Yahud isyan ederek evliliğe son vermek ister. Bunu yapamazsa daha kötü şeyler düşünür, hatta hayatına son vermeye kadar gider.
Yahut da namus ve şeref duygularını ayak altına alarak -evlilik perdesi altında- bulduğu kimse veya kimselerle yasak aşk hayatı yaşamak suretiyle kendini tatmin etmeye çalışır.
Kendilerinden çok genç erkekle evlenmek isteyen yaşlı kadınlar, genç kızlarını yaşlılarla evlendirmek isteyen büyükler ve kendilerinden çok genç kızla evlenmek isteyen güçsüz yaşlılar, yukarıdaki durumları göz önüne alsınlar, ona göre karar versinler.
Biz burada yaşlı derken aynı zamanda güçsüz ve ihtiyar görünümlü demek istiyoruz. Şayet yaşlı olmasına rağmen güçlü, dinç, enerjik, ve genç görünümlü ise, genç eşinin istek ve arzularım yerine getiriyor ve onu tatmin ediyorsa, birbirlerini tanıyarak, isteyerek ve severek evlenmişler ise ve erkek yaşlı olmasına rağmen eşinin seviyesine inerek ona bir genç gibi davranıyorsa, yaş farkı hiç de önemli değildir.
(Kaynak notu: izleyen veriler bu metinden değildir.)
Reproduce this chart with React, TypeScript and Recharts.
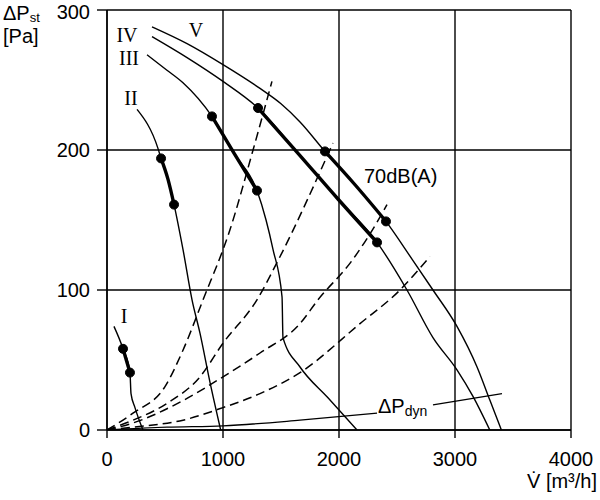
import { ComposedChart, Line, XAxis, YAxis, CartesianGrid } from 'recharts';

// Fan curves I–V: volume flow [m³/h] vs. static pressure rise [Pa]
const curve1Flow = [60, 138, 198, 207, 241, 310];
const curve1Press = [74, 58, 41, 26, 16, 0];
const curve1Bold = [1, 2];

const curve2Flow = [259, 440, 466, 526, 578, 655, 733, 802, 888, 980];
const curve2Press = [229, 201, 194, 179, 161, 129, 93, 69, 34, 0];
const curve2Bold = [2, 4];

const curve3Flow = [345, 517, 655, 905, 1100, 1293, 1371, 1431, 1509, 1517, 1664, 1905, 2155];
const curve3Press = [268, 257, 248, 224, 197, 171, 150, 129, 95, 66, 45, 23, 0];
const curve3Bold = [3, 5];

const curve4Flow = [388, 690, 1000, 1302, 1664, 1991, 2328, 2586, 2810, 3017, 3155, 3300];
const curve4Press = [281, 266, 249, 230, 196, 165, 134, 100, 66, 43, 24, 0];
const curve4Bold = [3, 6];

const curve5Flow = [388, 690, 1000, 1319, 1500, 1664, 1879, 2140, 2405, 2638, 2810, 3017, 3190, 3302, 3400];
const curve5Press = [288, 276, 261, 244, 233, 220, 199, 175, 149, 121, 100, 74, 45, 21, 0];
const curve5Bold = [6, 8];

// System (duct) characteristics, dashed
const sys1Flow = [0, 224, 500, 655, 828, 1060, 1259, 1422];
const sys1Press = [0, 12, 31, 57, 93, 143, 200, 249];
const sys2Flow = [0, 224, 517, 802, 1000, 1293, 1474, 1948];
const sys2Press = [0, 7, 19, 38, 62, 93, 121, 205];
const sys3Flow = [0, 224, 655, 1000, 1319, 1664, 1819, 2112, 2353, 2414];
const sys3Press = [0, 5, 21, 38, 55, 76, 93, 121, 152, 161];
const sys4Flow = [0, 224, 655, 1000, 1319, 1664, 2181, 2526, 2784];
const sys4Press = [0, 2, 7, 16, 26, 41, 76, 100, 124];

// Dynamic pressure, split around its label
const dynLeftFlow = [0, 517, 1000, 1664, 2328];
const dynLeftPress = [0, 2, 3, 7, 12];
const dynRightFlow = [2810, 3405];
const dynRightPress = [18, 26];

const flowTicks = [0, 1000, 2000, 3000, 4000];
const pressTicks = [0, 100, 200, 300];

const SANS = '"Liberation Sans", Arial, sans-serif';
const SERIF = '"Liberation Serif", "Times New Roman", serif';

const pts = (flow: number[], press: number[]) =>
  flow.map((v, i) => ({ v, p: press[i] }));

const curves = [
  { flow: curve1Flow, press: curve1Press, bold: curve1Bold },
  { flow: curve2Flow, press: curve2Press, bold: curve2Bold },
  { flow: curve3Flow, press: curve3Press, bold: curve3Bold },
  { flow: curve4Flow, press: curve4Press, bold: curve4Bold },
  { flow: curve5Flow, press: curve5Press, bold: curve5Bold },
];

const systems = [
  pts(sys1Flow, sys1Press),
  pts(sys2Flow, sys2Press),
  pts(sys3Flow, sys3Press),
  pts(sys4Flow, sys4Press),
];

export default function App() {
  const fanData = curves.map((c) => pts(c.flow, c.press));
  const boldData = curves.map((c, i) => fanData[i].slice(c.bold[0], c.bold[1] + 1));
  const dotData = curves.flatMap((c, i) => [fanData[i][c.bold[0]], fanData[i][c.bold[1]]]);

  return (
    <div style={{ position: 'absolute', left: 0, top: 0, width: 600, height: 500, background: '#fff' }}>
      <ComposedChart width={600} height={500} margin={{ top: 10, right: 29, bottom: 0, left: 0 }}>
        <CartesianGrid stroke="#000" strokeWidth={1.4} />
        <XAxis
          type="number"
          dataKey="v"
          domain={[0, 4000]}
          ticks={flowTicks}
          allowDataOverflow
          height={70}
          tickSize={8}
          tickMargin={14}
          stroke="#000"
          strokeWidth={1.4}
          tick={{ fill: '#000', fontSize: 20, fontFamily: SANS }}
        />
        <YAxis
          type="number"
          dataKey="p"
          domain={[0, 300]}
          ticks={pressTicks}
          allowDataOverflow
          width={107}
          tickSize={10}
          tickMargin={7}
          stroke="#000"
          strokeWidth={1.4}
          tick={{ fill: '#000', fontSize: 20, fontFamily: SANS }}
        />

        {systems.map((d, i) => (
          <Line
            key={`sys${i}`}
            data={d}
            dataKey="p"
            type="monotone"
            stroke="#000"
            strokeWidth={1.5}
            strokeDasharray="9 5"
            dot={false}
            isAnimationActive={false}
          />
        ))}
        <Line data={pts(dynLeftFlow, dynLeftPress)} dataKey="p" type="monotone" stroke="#000" strokeWidth={1.3} dot={false} isAnimationActive={false} />
        <Line data={pts(dynRightFlow, dynRightPress)} dataKey="p" type="monotone" stroke="#000" strokeWidth={1.3} dot={false} isAnimationActive={false} />

        {fanData.map((d, i) => (
          <Line key={`fan${i}`} data={d} dataKey="p" type="monotone" stroke="#000" strokeWidth={1.4} dot={false} isAnimationActive={false} />
        ))}
        {boldData.map((d, i) => (
          <Line key={`bold${i}`} data={d} dataKey="p" type="monotone" stroke="#000" strokeWidth={3.4} dot={false} isAnimationActive={false} />
        ))}
        <Line
          data={dotData}
          dataKey="p"
          stroke="none"
          dot={{ r: 4.5, fill: '#000', stroke: '#000', strokeWidth: 1 }}
          isAnimationActive={false}
        />

        <g fill="#000">
          <text x={3} y={20} fontSize={20} fontFamily={SANS}>
            ΔP<tspan fontSize={13} dy={2}>st</tspan>
          </text>
          <text x={3} y={43} fontSize={20} fontFamily={SANS}>[Pa]</text>
          <text x={597} y={488} fontSize={20} fontFamily={SANS} textAnchor="end">V̇ [m³/h]</text>
          <text x={364} y={183} fontSize={20} fontFamily={SANS}>70dB(A)</text>
          <text x={378} y={413} fontSize={20} fontFamily={SANS}>
            ΔP<tspan fontSize={14} dy={3}>dyn</tspan>
          </text>
          <text x={124} y={323} fontSize={20} fontFamily={SERIF} textAnchor="middle">I</text>
          <text x={131} y={105} fontSize={20} fontFamily={SERIF} textAnchor="middle">II</text>
          <text x={129} y={65} fontSize={20} fontFamily={SERIF} textAnchor="middle">III</text>
          <text x={127} y={42} fontSize={20} fontFamily={SERIF} textAnchor="middle">IV</text>
          <text x={196} y={37} fontSize={20} fontFamily={SERIF} textAnchor="middle">V</text>
        </g>
      </ComposedChart>
    </div>
  );
}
Nice böyle evliler var ki, eşit yaşta olan eşlerden çok daha mutludurlar. Hz. Peygamber 25 yaşında iken 40 yaşında olan Hatice validemiz ile evlenmişti. Üstelik peygamberimiz onun üçüncü kocası idi. Her ikisi birbirlerini severek ve sayarak, hiç bir çifte nasip olmayan mutlu bir evlilik sürdürdüler. Resulullah, eşi Hatice Validemizin ölümünden sonra, 53 yaşında iken de 9 yaşında olan Aişe validemizle evlendi. Aralarında 44 yaş fark vardı ama, Resulullah ona ömrünün sonuna kadar unutamayacağı ve kıyamete kadar evlilere güzel örnek olacak mutlu bir evlilik hayatı yaşattı. Aişe validemiz bu mutluluktan başka kıyamete kadar gelecek bütün mü'minlerin mânevi anası olma şerefine de erişti. Aynı zamanda peygamberimizin vefatından birer bilgi hazinesi olan yedi büyük din aliminden biri de Aişe validemizdir.
e) Yakın akraba evliliği hoş görülmediği gibi adet ve gelenekleri birbirinden çok farklı, birbirinden çok uzak memleketlerden de olmamalı. Böyle olunca eşler birbirlerinin huy ve davranışlarına alışamazlar, çelişkiye düşerler ve anlaşamazlar.